A retail analytics team ingests clickstream events into Pub/Sub and processes them with a Dataflow streaming pipeline that aggregates page views per user session, where a session ends after 20 minutes of inactivity. Sessions can run from seconds to several hours, and late events arrive up to 10 minutes behind the watermark. Which windowing strategy in Apache Beam should the team apply to compute one aggregate per logical session per user?
- AApply session windows with a gap duration of 20 minutes keyed by user, with allowed lateness of 10 minutes. Correct
- BApply fixed windows of 20 minutes keyed by user, with allowed lateness of 10 minutes and accumulating panes.
- CApply sliding windows of 20 minutes with a 1-minute period, with allowed lateness of 10 minutes.

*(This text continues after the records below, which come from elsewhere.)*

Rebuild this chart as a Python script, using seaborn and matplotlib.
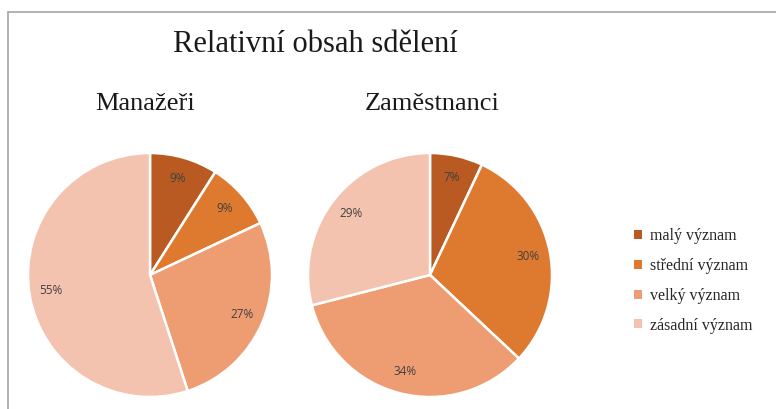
import matplotlib
matplotlib.use("Agg")
import matplotlib.pyplot as plt
from matplotlib.lines import Line2D
from matplotlib.patches import Patch
import seaborn as sns

sns.set_theme(style="white")
plt.rcParams['font.family'] = ['Liberation Serif', 'DejaVu Serif']

categories = ["malý význam", "střední význam", "velký význam", "zásadní význam"]
manazeri = [9, 9, 27, 55]
zamestnanci = [7, 30, 34, 29]
titles = ["Manažeři", "Zaměstnanci"]
colors = ["#B85A22", "#DE7A30", "#EE9C71", "#F4C3AF"]

fig = plt.figure(figsize=(7.76, 4.09), dpi=100)
W, H = 776, 409
r = 122

def add_pie(cx, cy, vals, title, tx):
    ax = fig.add_axes([(cx - r) / W, (H - cy - r) / H, 2 * r / W, 2 * r / H])
    wedges, texts, autotexts = ax.pie(
        vals, colors=colors, startangle=90, counterclock=False,
        autopct=lambda p: f"{p:.0f}%", pctdistance=0.82,
        wedgeprops=dict(edgecolor="white", linewidth=1.8),
        textprops=dict(family=['Open Sans', 'DejaVu Sans'], fontsize=8.5, color="#404040"))
    ax.set_xlim(-1.0, 1.0)
    ax.set_ylim(-1.0, 1.0)
    ax.set_aspect("equal")
    ax.axis("off")
    fig.text(tx / W, 1 - 104 / H, title, ha="center", va="center", fontsize=19, color="#1a1a1a")
    return wedges

add_pie(150, 275, manazeri, titles[0], 145)
add_pie(430, 275, zamestnanci, titles[1], 432)

fig.text(315 / W, 1 - 45 / H, "Relativní obsah sdělení", ha="center", va="center",
         fontsize=22, color="#1a1a1a")

handles = [Patch(facecolor=c, edgecolor="none") for c in colors]
fig.legend(handles, categories, loc="center left", bbox_to_anchor=(620 / W, 1 - 281 / H),
           frameon=False, fontsize=11.5, handlelength=0.5, handleheight=0.5,
           handletextpad=0.45, labelspacing=0.86)

fig.add_artist(Line2D([7.5 / W, 1], [1 - 11.5 / H, 1 - 11.5 / H], color="#A6A6A6", lw=1.2))
fig.add_artist(Line2D([7.5 / W, 7.5 / W], [0, 1 - 11.5 / H], color="#A6A6A6", lw=1.2))

fig.savefig("out.png", dpi=100)
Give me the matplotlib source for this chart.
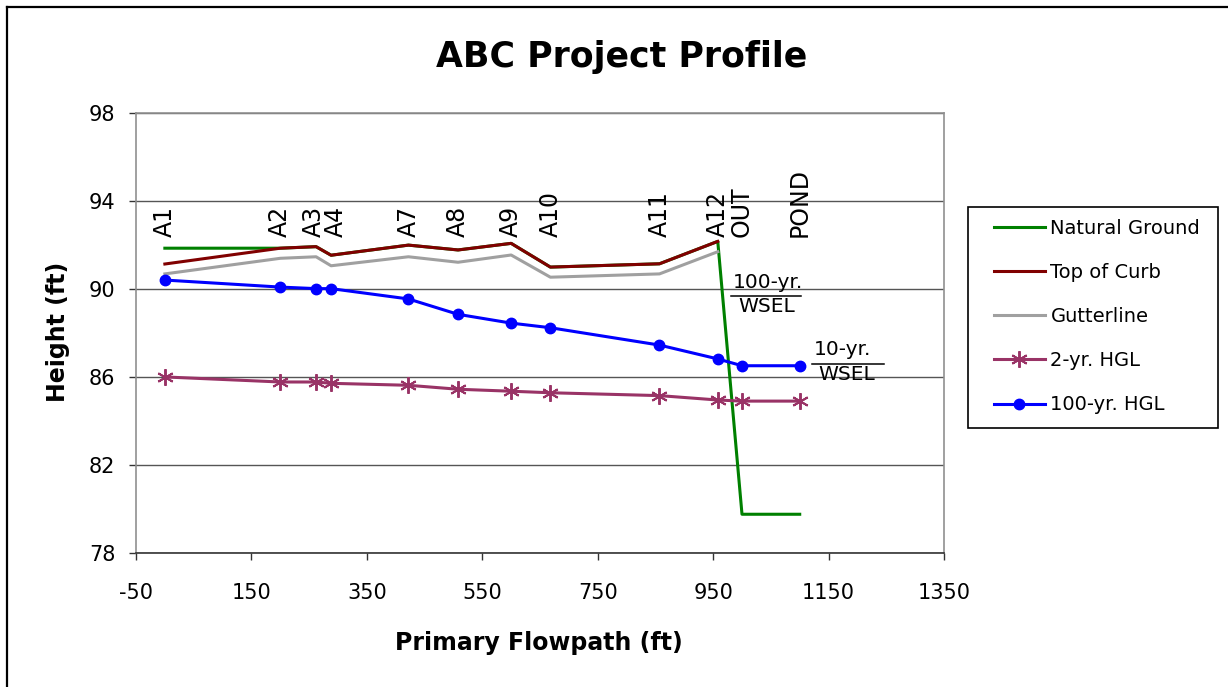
import matplotlib
matplotlib.use("Agg")
import matplotlib.pyplot as plt
from matplotlib.lines import Line2D
from matplotlib.patches import Rectangle

# ---------------- data ----------------
nodes = ['A1', 'A2', 'A3', 'A4', 'A7', 'A8', 'A9', 'A10', 'A11', 'A12', 'OUT', 'POND']
station = [0, 200, 262, 288, 422, 508, 600, 668, 857, 958, 1000, 1100]

natural_ground = [91.86, 91.86, 91.93, 91.54, 92.00, 91.78, 92.08, 91.00, 91.15, 92.17, 79.75, 79.75]
top_of_curb = [91.14, 91.86, 91.93, 91.54, 92.00, 91.78, 92.08, 91.00, 91.15, 92.17]
gutterline = [90.69, 91.40, 91.47, 91.06, 91.47, 91.22, 91.55, 90.54, 90.69, 91.70]
hgl_2yr = [86.00, 85.77, 85.77, 85.71, 85.62, 85.44, 85.35, 85.28, 85.15, 84.95, 84.90, 84.90]
hgl_100yr = [90.41, 90.09, 90.02, 90.02, 89.55, 88.85, 88.45, 88.24, 87.45, 86.82, 86.51, 86.51]

node_label_y = 92.38

x_ticks = list(range(-50, 1351, 200))
y_ticks = list(range(78, 99, 4))

title = 'ABC Project Profile'
xlabel = 'Primary Flowpath (ft)'
ylabel = 'Height (ft)'

# ---------------- figure ----------------
plt.rcParams['font.family'] = ['DejaVu Sans']
plt.rcParams['axes.unicode_minus'] = False

W, H = 1228, 687
fig = plt.figure(figsize=(W / 100, H / 100), dpi=100)

ax = fig.add_axes([136 / W, 1 - 552.7 / H, (944 - 136) / W, (552.7 - 113.3) / H])

lw = 2.2
ax.plot(station, natural_ground, color='#008000', lw=lw, label='Natural Ground', zorder=3)
ax.plot(station[:len(top_of_curb)], top_of_curb, color='#800000', lw=lw, label='Top of Curb', zorder=4)
ax.plot(station[:len(gutterline)], gutterline, color='#A0A0A0', lw=lw, label='Gutterline', zorder=4)
ax.plot(station, hgl_2yr, color='#993366', lw=lw, marker=(6, 2, 0), ms=12, mew=1.4,
        label='2-yr. HGL', zorder=4)
ax.plot(station, hgl_100yr, color='#0000FF', lw=lw, marker='o', ms=7.5,
        label='100-yr. HGL', zorder=5)

ax.set_xlim(-50, 1350)
ax.set_ylim(78, 98)
ax.set_xticks(x_ticks)
ax.set_yticks(y_ticks)
ax.tick_params(axis='both', direction='out', length=5, width=1, color='#333333', labelsize=15)
ax.tick_params(axis='x', pad=17)
ax.tick_params(axis='y', pad=10)
ax.yaxis.grid(True, color='#555555', lw=1.0)
ax.set_axisbelow(True)
for s in ['left', 'right', 'top']:
    ax.spines[s].set_color('#909090')
    ax.spines[s].set_linewidth(1.2)
ax.spines['bottom'].set_color('#333333')
ax.spines['bottom'].set_linewidth(1.2)

# node labels (small pixel nudges where labels crowd)
label_nudge = {'A3': -2, 'A4': 5}
for name, xs in zip(nodes, station):
    ax.annotate(name, (xs, node_label_y), xytext=(label_nudge.get(name, 0) * 0.72, 0),
                textcoords='offset points', rotation=90, ha='center', va='bottom', fontsize=17)

# WSEL annotations
ax.text(1045, 90.32, '100-yr.', ha='center', va='center', fontsize=14.5)
ax.plot([981, 1102], [89.7, 89.7], color='black', lw=1.1, clip_on=False)
ax.text(1042, 89.2, 'WSEL', ha='center', va='center', fontsize=14.5)
ax.text(1175, 87.23, '10-yr.', ha='center', va='center', fontsize=14.5)
ax.plot([1121, 1246], [86.59, 86.59], color='black', lw=1.1, clip_on=False)
ax.text(1181, 86.09, 'WSEL', ha='center', va='center', fontsize=14.5)

# titles
fig.text(621.5 / W, 1 - 66.7 / H, title, ha='center', va='baseline', fontsize=25, fontweight='bold')
fig.text(539 / W, 1 - 650 / H, xlabel, ha='center', va='baseline', fontsize=17, fontweight='bold')
fig.text(58 / W, 1 - 331.5 / H, ylabel, ha='center', va='center', rotation=90, fontsize=17,
         fontweight='bold')

# legend
fig.patches.append(Rectangle((968 / W, 1 - 428 / H), (1218 - 968) / W, (428 - 207) / H,
                             transform=fig.transFigure, fill=False, edgecolor='black', lw=1.2))
fig.legend(*ax.get_legend_handles_labels(), loc='upper left',
           bbox_to_anchor=(994 / W, 1 - 219 / H), bbox_transform=fig.transFigure,
           frameon=False, borderpad=0, borderaxespad=0, fontsize=14,
           handlelength=2.6, handletextpad=0.3, labelspacing=1.29)

# outer border
fig.add_artist(Line2D([7 / W, 7 / W], [0, 1 - 7 / H], transform=fig.transFigure, color='black', lw=1.6))
fig.add_artist(Line2D([7 / W, 1], [1 - 7 / H, 1 - 7 / H], transform=fig.transFigure, color='black', lw=1.6))

fig.savefig('out.png', dpi=100)
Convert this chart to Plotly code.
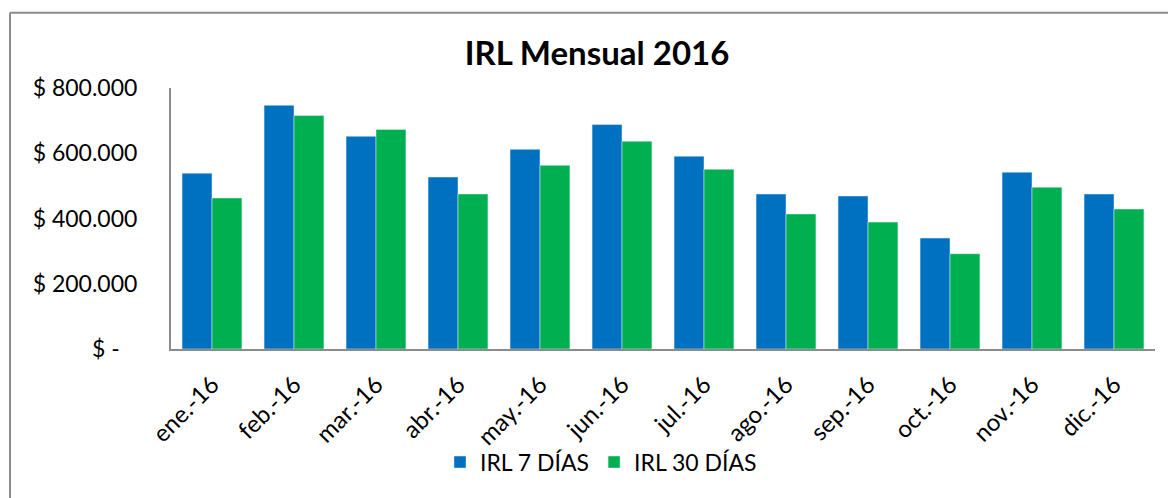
import plotly.graph_objects as go

months = ["ene.-16", "feb.-16", "mar.-16", "abr.-16", "may.-16", "jun.-16",
          "jul.-16", "ago.-16", "sep.-16", "oct.-16", "nov.-16", "dic.-16"]
irl_7 = [539000, 747000, 652000, 527000, 612000, 688000,
         591000, 475000, 469000, 340000, 542000, 475000]
irl_30 = [463000, 716000, 673000, 475000, 563000, 637000,
          551000, 414000, 389000, 292000, 496000, 429000]
y_ticks = [0, 200000, 400000, 600000, 800000]
y_tick_text = ["$ -\u00a0\u00a0\u00a0", "$ 200.000", "$ 400.000", "$ 600.000", "$ 800.000"]

FONT = "Lato, Carlito, Calibri, sans-serif"

# page body has an 8px margin; the figure is sized/offset to compensate
W, H, OFF = 1168, 490, 8
PL, PR, PT, PB = 171, 1155, 87.5, 349.5  # plot area in page pixels
PW, PH = PR - PL, PB - PT

fig = go.Figure()
fig.add_trace(go.Bar(x=months, y=irl_7, name="IRL 7 DÍAS", marker_color="#0070C0"))
fig.add_trace(go.Bar(x=months, y=irl_30, name="IRL 30 DÍAS", marker_color="#00B050"))

fig.update_layout(
    width=W, height=H,
    margin=dict(l=PL - OFF, r=W + OFF - PR, t=PT - OFF, b=H + OFF - PB),
    paper_bgcolor="white", plot_bgcolor="white",
    font=dict(family=FONT, color="black", size=22),
    title=dict(text="<b>IRL Mensual 2016</b>", x=(597 - OFF) / W, xanchor="center",
               y=1 - (53 - OFF) / H, yanchor="middle",
               font=dict(family=FONT, size=33, color="black")),
    barmode="group", bargap=0.27, bargroupgap=0,
    showlegend=True,
    legend=dict(orientation="h", x=(601 - PL) / PW, xanchor="center",
                y=(PB - 463) / PH, yanchor="middle",
                font=dict(family=FONT, size=23), bgcolor="rgba(0,0,0,0)",
                itemclick=False),
    xaxis=dict(showline=True, linecolor="#8c8c8c", linewidth=2, ticks="",
               tickangle=-45, showgrid=False, tickfont=dict(size=24),
               ticklabelstandoff=10),
    yaxis=dict(range=[0, 800000], tickvals=y_ticks, ticktext=y_tick_text,
               showline=True, linecolor="#8c8c8c", linewidth=2, ticks="",
               showgrid=False, zeroline=False, ticklabelstandoff=27,
               tickfont=dict(size=23)),
    shapes=[
        dict(type="line", xref="paper", yref="paper",
             x0=(10 - PL) / PW, x1=(10 - PL) / PW,
             y0=(PB - 12) / PH, y1=(PB - 505) / PH,
             line=dict(color="#8c8c8c", width=2)),
        dict(type="line", xref="paper", yref="paper",
             x0=(10 - PL) / PW, x1=(1180 - PL) / PW,
             y0=(PB - 12) / PH, y1=(PB - 12) / PH,
             line=dict(color="#8c8c8c", width=2)),
    ],
)

fig.write_html("out.html")
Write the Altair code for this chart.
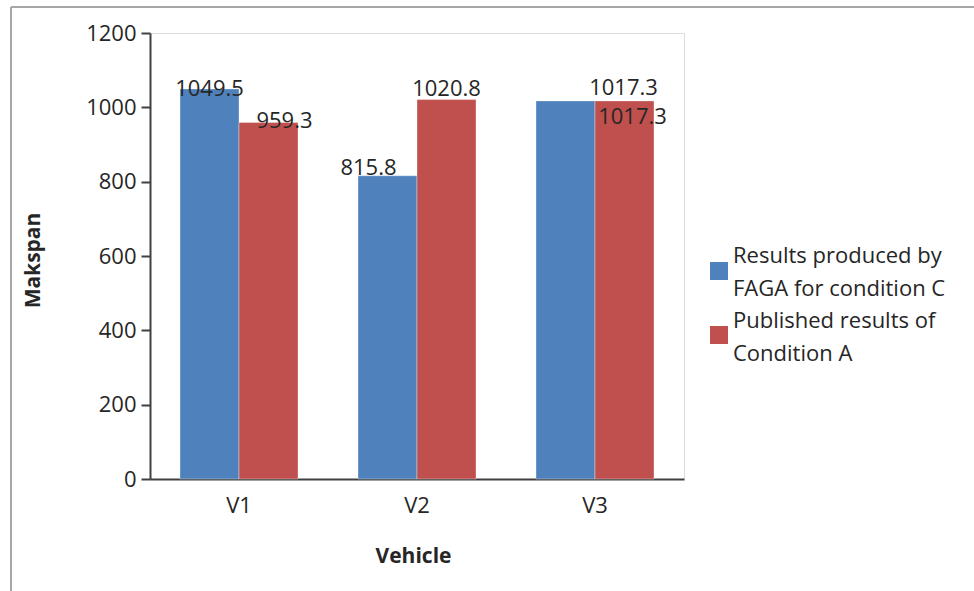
import altair as alt
import pandas as pd

# Makespan per vehicle for the two result sets
vehicles = ["V1", "V2", "V3"]
series = ["Results produced by FAGA for condition C", "Published results of Condition A"]
faga_values = [1049.5, 815.8, 1017.3]
published_values = [959.3, 1020.8, 1017.3]
legend_lines = [["Results produced by", "FAGA for condition C"],
                ["Published results of", "Condition A"]]
colors = ["#4F81BD", "#C0504D"]
y_ticks = [0, 200, 400, 600, 800, 1000, 1200]

rows = []
for v, a, b in zip(vehicles, faga_values, published_values):
    rows.append({"Vehicle": v, "Series": series[0], "Makspan": a})
    rows.append({"Vehicle": v, "Series": series[1], "Makspan": b})
df = pd.DataFrame(rows)

W, H = 534, 446
FONT = "Open Sans"
TEXT = "#262626"
FS = 22
TITLE_FS = 21

color_scale = alt.Scale(domain=series, range=colors)

x_enc = alt.X(
    "Vehicle:N", sort=vehicles,
    scale=alt.Scale(paddingInner=0.337, paddingOuter=0.1685),
    axis=alt.Axis(title="Vehicle", labelAngle=0, ticks=False, labelPadding=16,
                  labelFontSize=FS, labelFont=FONT, labelColor=TEXT,
                  titleFont=FONT, titleFontSize=TITLE_FS, titleFontWeight="bold",
                  titleColor=TEXT, titleY=77, titleX=263, titleBaseline="middle",
                  domainColor="#404040", domainWidth=2),
)
xoff_enc = alt.XOffset("Series:N", sort=series,
                       scale=alt.Scale(paddingInner=0, paddingOuter=0))
y_enc = alt.Y(
    "Makspan:Q",
    scale=alt.Scale(domain=[0, 1200], nice=False),
    axis=alt.Axis(title="Makspan", values=y_ticks, format="d", grid=False, tickSize=9,
                  labelPadding=5, labelFontSize=FS, labelFont=FONT, labelColor=TEXT,
                  tickColor="#404040", tickWidth=2,
                  domainColor="#404040", domainWidth=2,
                  titleFont=FONT, titleFontSize=TITLE_FS, titleFontWeight="bold",
                  titleColor=TEXT, titleAngle=-90, titleX=-117, titleY=H / 2 + 4,
                  titleAlign="center", titleBaseline="middle"),
)

base = alt.Chart(df).encode(x=x_enc, xOffset=xoff_enc, y=y_enc)

bars = base.mark_bar(stroke="#ffffff", strokeOpacity=0.35, strokeWidth=1).encode(
    color=alt.Color("Series:N", scale=color_scale, legend=None)
)

# value labels, each nudged like the data-label placement of the original figure
label_offsets = {
    ("V1", 0): (0, 0), ("V1", 1): (16, -1),
    ("V2", 0): (-19, -8), ("V2", 1): (0, -11),
    ("V3", 0): (67, 16), ("V3", 1): (-1, -13),
}
labels = []
for (veh, s), (dx, dy) in label_offsets.items():
    labels.append(
        base.transform_filter(
            (alt.datum.Vehicle == veh) & (alt.datum.Series == series[s])
        ).mark_text(font=FONT, fontSize=FS, color=TEXT, baseline="middle",
                    align="center", dx=dx, dy=dy)
        .encode(text=alt.Text("Makspan:Q", format=".1f"))
    )

# legend: swatches plus two-line captions
legend_df = pd.DataFrame({"Series": series})
legend_layers = []
for i, s in enumerate(series):
    sq = alt.Chart(legend_df).transform_filter(alt.datum.Series == s).mark_square(
        size=324, opacity=1
    ).encode(x=alt.value(569), y=alt.value(238 + 64 * i),
             color=alt.Color("Series:N", scale=color_scale, legend=None))
    tx = alt.Chart(legend_df).transform_filter(alt.datum.Series == s).mark_text(
        text=legend_lines[i], font=FONT, fontSize=FS, color=TEXT, align="left",
        baseline="middle", lineHeight=33
    ).encode(x=alt.value(583), y=alt.value(223 + 65 * i))
    legend_layers += [sq, tx]

# outer frame lines of the figure
frame_top = alt.Chart(legend_df).mark_rule(color="#a6a6a6", strokeWidth=2).encode(
    x=alt.value(-139), x2=alt.value(W + 300), y=alt.value(-26))
frame_left = alt.Chart(legend_df).mark_rule(color="#a6a6a6", strokeWidth=2).encode(
    x=alt.value(-139), y=alt.value(-26), y2=alt.value(H + 130))

chart = alt.layer(bars, *labels, *legend_layers, frame_top, frame_left).properties(
    width=W, height=H,
    autosize=alt.AutoSizeParams(type="none"),
    padding={"left": 150, "top": 33, "right": 290, "bottom": 112},
).configure_view(stroke="#d9d9d9", strokeWidth=1.5).configure(background="white")

chart.save("out.html", embed_options={"renderer": "svg", "actions": False})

- DApply global windows with an early trigger every 20 minutes, with allowed lateness of 10 minutes.
Why A is correct: Session windows are data-driven and group events for the same key whenever the gap between successive event timestamps is below the configured duration, producing exactly one window per logical session of activity.
Why B is wrong: Fixed windows split a long browsing session into arbitrary 20-minute buckets aligned to wall-clock time, so a single user session straddling a boundary is reported as two aggregates rather than one logical session.
Why C is wrong: Sliding windows emit overlapping aggregates and produce many panes per user, which is appropriate for moving averages but not for a one-aggregate-per-session contract because each event belongs to multiple windows.
Why D is wrong: The global window groups all events into a single window per key and relies on triggers for emission, which cannot express the inactivity-gap semantics of a session and would mix events from unrelated sessions.